[WHAT IS BEING ASKED]
Starting with the line that contains "Output the LaTeX" and stopping after the line that contains "minimum width=225pt, minimum", output every line exactly as it stands.

══ MATERIAL FOR THE TASK ══

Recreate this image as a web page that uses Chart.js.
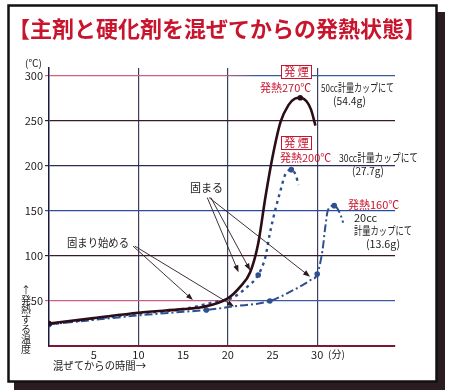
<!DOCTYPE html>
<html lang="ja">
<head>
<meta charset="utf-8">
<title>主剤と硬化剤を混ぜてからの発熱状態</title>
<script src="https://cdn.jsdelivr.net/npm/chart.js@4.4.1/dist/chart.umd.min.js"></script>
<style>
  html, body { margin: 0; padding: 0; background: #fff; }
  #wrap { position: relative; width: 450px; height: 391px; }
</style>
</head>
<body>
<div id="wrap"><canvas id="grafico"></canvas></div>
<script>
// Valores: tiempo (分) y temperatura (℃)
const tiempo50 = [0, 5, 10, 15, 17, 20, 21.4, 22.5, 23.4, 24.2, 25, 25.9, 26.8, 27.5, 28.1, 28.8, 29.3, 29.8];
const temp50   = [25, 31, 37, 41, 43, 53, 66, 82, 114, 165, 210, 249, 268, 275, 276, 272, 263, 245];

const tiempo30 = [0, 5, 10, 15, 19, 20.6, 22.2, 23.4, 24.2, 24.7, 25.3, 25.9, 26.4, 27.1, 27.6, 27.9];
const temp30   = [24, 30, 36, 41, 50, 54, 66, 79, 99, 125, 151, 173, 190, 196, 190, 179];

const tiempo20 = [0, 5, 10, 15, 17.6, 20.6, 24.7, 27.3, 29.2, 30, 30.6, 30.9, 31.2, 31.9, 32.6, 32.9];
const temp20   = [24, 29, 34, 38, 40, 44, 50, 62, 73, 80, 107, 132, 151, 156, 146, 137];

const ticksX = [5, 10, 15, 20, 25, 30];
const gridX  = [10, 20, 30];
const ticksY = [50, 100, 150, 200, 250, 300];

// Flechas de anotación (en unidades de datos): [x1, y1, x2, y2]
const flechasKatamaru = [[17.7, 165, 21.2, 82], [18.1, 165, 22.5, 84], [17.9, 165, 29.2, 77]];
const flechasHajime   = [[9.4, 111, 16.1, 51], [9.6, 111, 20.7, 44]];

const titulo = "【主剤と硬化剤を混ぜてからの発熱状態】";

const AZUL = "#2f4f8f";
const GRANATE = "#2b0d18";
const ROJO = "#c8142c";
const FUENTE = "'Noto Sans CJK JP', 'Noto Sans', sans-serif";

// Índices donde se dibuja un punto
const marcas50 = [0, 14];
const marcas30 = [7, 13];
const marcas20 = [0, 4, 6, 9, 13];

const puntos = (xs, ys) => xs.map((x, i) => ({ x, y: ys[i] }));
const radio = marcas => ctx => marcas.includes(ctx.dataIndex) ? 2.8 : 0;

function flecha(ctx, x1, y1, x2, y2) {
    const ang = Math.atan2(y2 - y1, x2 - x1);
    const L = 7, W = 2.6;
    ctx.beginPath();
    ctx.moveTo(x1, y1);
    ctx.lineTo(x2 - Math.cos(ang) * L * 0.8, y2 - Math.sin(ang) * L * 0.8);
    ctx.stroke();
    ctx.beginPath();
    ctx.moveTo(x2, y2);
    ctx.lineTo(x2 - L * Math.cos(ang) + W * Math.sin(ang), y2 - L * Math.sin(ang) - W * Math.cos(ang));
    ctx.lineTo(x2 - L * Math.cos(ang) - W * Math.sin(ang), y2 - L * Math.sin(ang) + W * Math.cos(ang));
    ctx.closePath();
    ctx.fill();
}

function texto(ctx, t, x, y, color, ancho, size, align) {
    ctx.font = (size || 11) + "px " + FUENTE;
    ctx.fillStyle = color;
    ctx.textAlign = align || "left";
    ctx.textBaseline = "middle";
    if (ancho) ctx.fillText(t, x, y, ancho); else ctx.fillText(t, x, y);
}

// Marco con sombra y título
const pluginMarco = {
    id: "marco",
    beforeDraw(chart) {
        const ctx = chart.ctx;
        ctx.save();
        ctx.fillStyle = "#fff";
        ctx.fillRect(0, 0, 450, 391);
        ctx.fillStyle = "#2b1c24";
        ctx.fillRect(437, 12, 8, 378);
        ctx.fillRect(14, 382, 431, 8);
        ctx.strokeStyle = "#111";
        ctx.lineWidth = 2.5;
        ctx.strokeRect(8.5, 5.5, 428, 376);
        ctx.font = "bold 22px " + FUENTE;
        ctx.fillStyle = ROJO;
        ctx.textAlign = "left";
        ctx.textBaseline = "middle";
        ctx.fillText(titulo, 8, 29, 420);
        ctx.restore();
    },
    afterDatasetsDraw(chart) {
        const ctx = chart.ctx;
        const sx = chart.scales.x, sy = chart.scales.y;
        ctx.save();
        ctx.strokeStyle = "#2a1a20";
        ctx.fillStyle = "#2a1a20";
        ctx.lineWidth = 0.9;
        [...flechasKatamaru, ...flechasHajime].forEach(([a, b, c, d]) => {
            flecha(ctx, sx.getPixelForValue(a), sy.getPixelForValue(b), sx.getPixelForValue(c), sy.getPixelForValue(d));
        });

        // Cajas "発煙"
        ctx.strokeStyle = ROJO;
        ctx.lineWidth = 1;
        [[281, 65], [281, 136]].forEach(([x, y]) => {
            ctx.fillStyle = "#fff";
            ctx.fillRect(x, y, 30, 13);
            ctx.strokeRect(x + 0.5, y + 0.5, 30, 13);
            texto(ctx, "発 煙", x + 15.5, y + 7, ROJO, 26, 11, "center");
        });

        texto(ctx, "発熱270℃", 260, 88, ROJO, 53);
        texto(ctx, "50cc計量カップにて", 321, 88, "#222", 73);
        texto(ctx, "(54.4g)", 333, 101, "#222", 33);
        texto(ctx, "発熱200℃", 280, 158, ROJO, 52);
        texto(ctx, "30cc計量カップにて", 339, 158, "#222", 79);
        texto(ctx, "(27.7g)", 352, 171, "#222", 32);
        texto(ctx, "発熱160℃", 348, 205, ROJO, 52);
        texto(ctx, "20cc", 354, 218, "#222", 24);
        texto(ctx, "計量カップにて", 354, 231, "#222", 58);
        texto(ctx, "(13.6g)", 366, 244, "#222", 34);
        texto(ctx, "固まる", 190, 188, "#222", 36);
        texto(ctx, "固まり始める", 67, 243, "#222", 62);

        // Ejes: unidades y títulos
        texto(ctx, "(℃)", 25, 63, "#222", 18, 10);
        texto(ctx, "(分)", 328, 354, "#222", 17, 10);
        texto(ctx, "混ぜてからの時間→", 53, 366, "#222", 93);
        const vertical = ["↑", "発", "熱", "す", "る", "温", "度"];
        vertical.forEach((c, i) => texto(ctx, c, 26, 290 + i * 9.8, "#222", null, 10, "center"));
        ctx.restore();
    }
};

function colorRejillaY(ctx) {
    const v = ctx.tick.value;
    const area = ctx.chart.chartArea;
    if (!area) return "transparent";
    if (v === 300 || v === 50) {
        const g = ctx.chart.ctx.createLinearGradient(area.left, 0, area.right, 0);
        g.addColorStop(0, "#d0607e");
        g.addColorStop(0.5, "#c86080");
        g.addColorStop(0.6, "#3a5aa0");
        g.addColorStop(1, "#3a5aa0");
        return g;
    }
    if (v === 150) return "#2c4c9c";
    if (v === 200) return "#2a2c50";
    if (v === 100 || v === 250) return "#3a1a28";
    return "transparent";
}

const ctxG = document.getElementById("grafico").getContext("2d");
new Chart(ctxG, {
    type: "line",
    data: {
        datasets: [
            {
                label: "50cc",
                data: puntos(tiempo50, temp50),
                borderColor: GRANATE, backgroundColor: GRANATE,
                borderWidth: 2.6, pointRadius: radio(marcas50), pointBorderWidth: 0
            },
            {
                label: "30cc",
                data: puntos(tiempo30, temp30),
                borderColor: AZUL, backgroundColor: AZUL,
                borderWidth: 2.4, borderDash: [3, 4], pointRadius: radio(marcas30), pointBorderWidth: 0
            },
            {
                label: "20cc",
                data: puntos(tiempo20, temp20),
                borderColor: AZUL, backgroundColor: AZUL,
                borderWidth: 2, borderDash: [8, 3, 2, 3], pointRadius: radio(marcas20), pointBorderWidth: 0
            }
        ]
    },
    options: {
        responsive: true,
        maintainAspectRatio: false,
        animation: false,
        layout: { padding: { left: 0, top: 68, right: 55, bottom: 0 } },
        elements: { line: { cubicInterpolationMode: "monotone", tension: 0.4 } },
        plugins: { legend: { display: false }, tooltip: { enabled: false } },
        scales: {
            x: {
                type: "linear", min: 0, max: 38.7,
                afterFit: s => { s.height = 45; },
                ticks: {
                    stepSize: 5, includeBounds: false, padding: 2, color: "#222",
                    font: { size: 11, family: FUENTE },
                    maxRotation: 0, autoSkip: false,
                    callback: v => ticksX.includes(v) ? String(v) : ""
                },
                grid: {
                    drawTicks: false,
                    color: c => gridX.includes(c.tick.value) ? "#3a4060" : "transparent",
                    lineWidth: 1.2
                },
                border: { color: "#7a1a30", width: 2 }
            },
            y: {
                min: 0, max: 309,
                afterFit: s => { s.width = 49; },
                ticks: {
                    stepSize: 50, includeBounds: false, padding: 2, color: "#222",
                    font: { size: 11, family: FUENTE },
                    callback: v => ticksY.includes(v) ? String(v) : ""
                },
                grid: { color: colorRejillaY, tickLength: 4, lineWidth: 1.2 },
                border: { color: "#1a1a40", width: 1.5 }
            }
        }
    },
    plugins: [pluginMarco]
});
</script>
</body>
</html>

═══
══ MATERIAL FOR THE TASK ══

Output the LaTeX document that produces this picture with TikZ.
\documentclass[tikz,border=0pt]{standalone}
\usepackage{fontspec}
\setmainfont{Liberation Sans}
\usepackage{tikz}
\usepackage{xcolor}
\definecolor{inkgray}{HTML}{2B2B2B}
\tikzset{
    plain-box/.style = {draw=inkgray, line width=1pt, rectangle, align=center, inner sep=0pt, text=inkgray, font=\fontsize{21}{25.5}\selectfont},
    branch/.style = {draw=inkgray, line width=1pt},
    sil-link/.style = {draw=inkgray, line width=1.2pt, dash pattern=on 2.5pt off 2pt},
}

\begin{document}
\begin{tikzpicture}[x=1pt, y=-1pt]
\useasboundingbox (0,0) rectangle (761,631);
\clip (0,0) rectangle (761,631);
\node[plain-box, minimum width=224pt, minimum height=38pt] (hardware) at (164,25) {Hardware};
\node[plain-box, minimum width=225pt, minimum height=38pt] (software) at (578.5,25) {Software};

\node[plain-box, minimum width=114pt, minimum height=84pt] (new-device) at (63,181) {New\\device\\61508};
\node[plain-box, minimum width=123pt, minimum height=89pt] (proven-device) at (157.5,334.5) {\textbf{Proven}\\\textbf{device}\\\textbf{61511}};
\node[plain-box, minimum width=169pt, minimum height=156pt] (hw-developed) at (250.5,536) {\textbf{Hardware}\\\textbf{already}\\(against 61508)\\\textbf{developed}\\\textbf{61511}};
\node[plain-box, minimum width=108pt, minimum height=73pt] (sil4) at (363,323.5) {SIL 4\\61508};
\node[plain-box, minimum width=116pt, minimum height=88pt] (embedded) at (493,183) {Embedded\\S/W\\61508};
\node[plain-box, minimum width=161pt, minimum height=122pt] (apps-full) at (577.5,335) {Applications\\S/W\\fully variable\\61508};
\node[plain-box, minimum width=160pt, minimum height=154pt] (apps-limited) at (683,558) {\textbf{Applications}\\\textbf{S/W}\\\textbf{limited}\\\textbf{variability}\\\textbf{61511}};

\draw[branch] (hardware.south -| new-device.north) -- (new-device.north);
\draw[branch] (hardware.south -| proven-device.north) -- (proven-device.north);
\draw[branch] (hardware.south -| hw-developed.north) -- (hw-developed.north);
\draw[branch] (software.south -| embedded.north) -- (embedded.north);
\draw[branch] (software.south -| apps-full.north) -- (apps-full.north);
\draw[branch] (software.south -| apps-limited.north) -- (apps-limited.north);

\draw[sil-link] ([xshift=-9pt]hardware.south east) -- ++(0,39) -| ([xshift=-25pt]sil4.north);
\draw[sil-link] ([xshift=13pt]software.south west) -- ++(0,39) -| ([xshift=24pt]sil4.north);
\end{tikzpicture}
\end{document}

═══
══ MATERIAL FOR THE TASK ══

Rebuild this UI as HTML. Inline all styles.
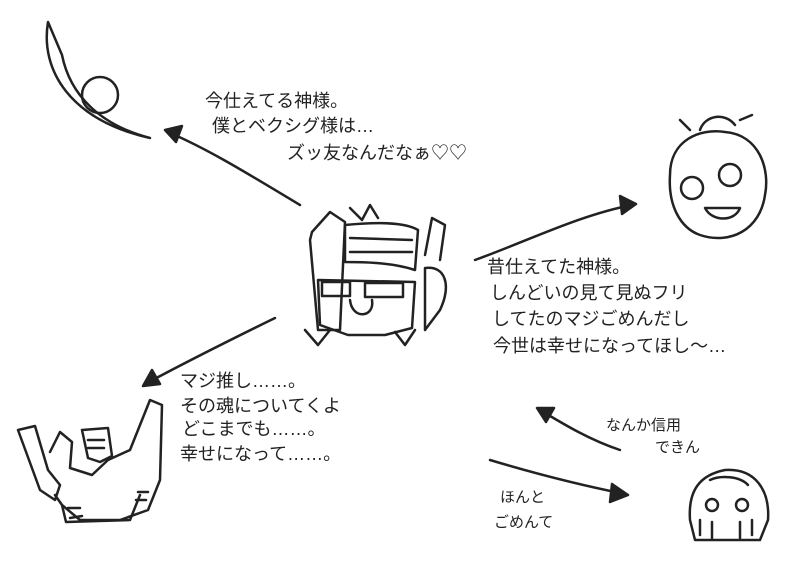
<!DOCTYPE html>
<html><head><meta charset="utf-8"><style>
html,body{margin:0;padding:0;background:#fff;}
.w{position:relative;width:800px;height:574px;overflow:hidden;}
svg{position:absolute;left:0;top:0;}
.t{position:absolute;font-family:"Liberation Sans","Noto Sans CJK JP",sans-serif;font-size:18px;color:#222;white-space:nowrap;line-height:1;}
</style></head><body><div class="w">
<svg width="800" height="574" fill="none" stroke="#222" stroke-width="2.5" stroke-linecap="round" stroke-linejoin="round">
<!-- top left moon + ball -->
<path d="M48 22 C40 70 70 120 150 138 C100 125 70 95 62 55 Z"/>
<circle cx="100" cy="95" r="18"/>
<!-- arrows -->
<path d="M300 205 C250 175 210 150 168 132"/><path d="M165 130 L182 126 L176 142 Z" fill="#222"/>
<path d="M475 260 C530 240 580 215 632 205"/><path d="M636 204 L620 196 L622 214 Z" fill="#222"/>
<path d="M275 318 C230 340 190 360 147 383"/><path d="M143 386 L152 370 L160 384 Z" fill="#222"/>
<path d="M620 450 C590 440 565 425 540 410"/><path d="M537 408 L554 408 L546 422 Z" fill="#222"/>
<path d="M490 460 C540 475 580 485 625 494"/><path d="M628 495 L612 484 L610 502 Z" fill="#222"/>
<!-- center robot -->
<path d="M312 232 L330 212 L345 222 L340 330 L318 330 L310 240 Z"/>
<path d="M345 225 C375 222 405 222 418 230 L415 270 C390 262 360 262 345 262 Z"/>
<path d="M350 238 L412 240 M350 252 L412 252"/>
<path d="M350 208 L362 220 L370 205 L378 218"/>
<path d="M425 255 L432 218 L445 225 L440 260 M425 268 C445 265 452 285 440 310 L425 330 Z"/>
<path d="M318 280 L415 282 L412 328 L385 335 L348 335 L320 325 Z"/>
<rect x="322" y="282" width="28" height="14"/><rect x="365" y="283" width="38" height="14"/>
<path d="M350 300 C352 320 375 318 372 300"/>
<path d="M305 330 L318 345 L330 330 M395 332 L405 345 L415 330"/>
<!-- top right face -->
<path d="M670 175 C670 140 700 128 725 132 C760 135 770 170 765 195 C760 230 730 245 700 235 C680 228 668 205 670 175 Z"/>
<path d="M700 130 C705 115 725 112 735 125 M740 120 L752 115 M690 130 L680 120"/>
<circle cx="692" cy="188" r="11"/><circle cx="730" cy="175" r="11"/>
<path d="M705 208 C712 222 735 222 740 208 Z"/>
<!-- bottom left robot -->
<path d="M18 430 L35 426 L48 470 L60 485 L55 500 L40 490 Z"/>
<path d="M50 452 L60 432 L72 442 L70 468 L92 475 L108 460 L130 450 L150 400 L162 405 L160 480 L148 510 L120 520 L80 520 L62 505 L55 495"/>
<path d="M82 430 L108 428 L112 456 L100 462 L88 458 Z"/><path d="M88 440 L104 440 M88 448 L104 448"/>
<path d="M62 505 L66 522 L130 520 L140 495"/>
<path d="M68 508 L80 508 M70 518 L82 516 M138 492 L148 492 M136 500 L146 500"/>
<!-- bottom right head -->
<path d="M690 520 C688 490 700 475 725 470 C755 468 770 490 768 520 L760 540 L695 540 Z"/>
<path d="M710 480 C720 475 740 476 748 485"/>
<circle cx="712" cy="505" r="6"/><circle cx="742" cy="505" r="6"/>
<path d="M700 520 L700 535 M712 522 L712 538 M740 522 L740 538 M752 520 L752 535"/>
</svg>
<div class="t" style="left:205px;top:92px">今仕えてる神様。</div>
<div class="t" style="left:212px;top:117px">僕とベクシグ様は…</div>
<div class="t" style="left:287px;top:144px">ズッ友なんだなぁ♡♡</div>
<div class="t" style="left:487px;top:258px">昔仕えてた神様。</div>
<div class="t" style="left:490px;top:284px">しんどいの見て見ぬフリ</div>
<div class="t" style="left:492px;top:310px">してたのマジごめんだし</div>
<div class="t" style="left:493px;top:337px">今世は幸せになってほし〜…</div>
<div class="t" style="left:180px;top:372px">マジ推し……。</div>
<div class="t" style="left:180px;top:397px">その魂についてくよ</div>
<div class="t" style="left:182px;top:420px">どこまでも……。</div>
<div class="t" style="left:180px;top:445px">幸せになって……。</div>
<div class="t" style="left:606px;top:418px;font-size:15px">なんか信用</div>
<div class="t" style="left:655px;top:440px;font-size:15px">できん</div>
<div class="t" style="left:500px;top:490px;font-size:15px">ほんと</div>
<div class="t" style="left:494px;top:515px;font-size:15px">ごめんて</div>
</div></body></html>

═══

[THE RESULT]
Output the LaTeX document that produces this picture with TikZ.
\documentclass[tikz,border=0pt]{standalone}
\usepackage{fontspec}
\setmainfont{Liberation Sans}
\usepackage{tikz}
\usepackage{xcolor}
\definecolor{inkgray}{HTML}{2B2B2B}
\tikzset{
    plain-box/.style = {draw=inkgray, line width=1pt, rectangle, align=center, inner sep=0pt, text=inkgray, font=\fontsize{21}{25.5}\selectfont},
    branch/.style = {draw=inkgray, line width=1pt},
    sil-link/.style = {draw=inkgray, line width=1.2pt, dash pattern=on 2.5pt off 2pt},
}

\begin{document}
\begin{tikzpicture}[x=1pt, y=-1pt]
\useasboundingbox (0,0) rectangle (761,631);
\clip (0,0) rectangle (761,631);
\node[plain-box, minimum width=224pt, minimum height=38pt] (hardware) at (164,25) {Hardware};
\node[plain-box, minimum width=225pt, minimum height=38pt] (software) at (578.5,25) {Software};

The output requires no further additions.